Bibliographic Information: Lewis, C.S. Till We Have Faces. New York: Mariner Books. 1984.
Summary: Till we have faces is Lewis’ take on the myth of Psyche and Cupid. His story is told from the perspective of Orual. She was the eldest daughter of the king, and the ugliest of two girls. It was shameful for the king not have have a son and when their mother died the king was given to bouts of rage. When the king remarried and his new wife became pregnant, he was sure it was a son. It was not. The new mother died giving birth to Psyche, around whom the rest of the story revolves, though it is told from Orual’s perspective. The story is actually the complaint of Orual against the gods for what they had done to Psyche–that is to give her supernatural beauty, grace, and favor with the peoples (ironically Orual was repeatedly called ogre et al). Some claimed that her beauty and grace rivaled that of Ungit herself (the barbarian version of Aphrodite). Ungit did not appreciate the comparison and turned the people and eventually turns the people of Glome (his kingdom) against him because of her. Later events (I will leave them untold so as not to spoil the story) cause a schism between Orual and Psyche. Because of this schism Orual comes to hate and even disbelieve in the gods (due in no small part to the teaching of her Greek tutor the Fox). The story culminates as Orual seeks to restore her relationship with Psyche while trying to avoid the wrath of the gods.

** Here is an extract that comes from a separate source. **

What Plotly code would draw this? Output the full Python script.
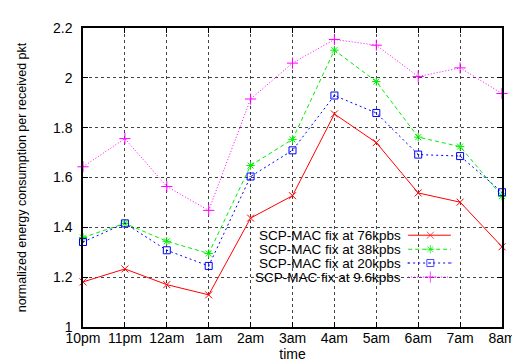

9/10 This book was fantastic. It was easy to read, had believable yet exciting plot turns, and characters that were realistic within their world. Till We Have Faces was easily my favorite of Lewis’ fiction writing and among my top fiction novels. If you enjoy myths or the match of wit vs beauty vs brawn vs (pagan) religion then you’ll enjoy this book.
This book earns the “ugliest girl tells the best story” award.
Here’s a few quotes from the book that I enjoyed:
About her complaint to the gods, Orual felt compelled to write it stating that, “I was with book as woman is with child.”
This one needs no explanation: “‘Why yes, it’s a pity about her face. But she’s a brave girl and honest. If a man was blind and she weren’t a king’s daughter, she’d make him a good wife.’ And that is the nearest thing to a love-speech that was ever made me.”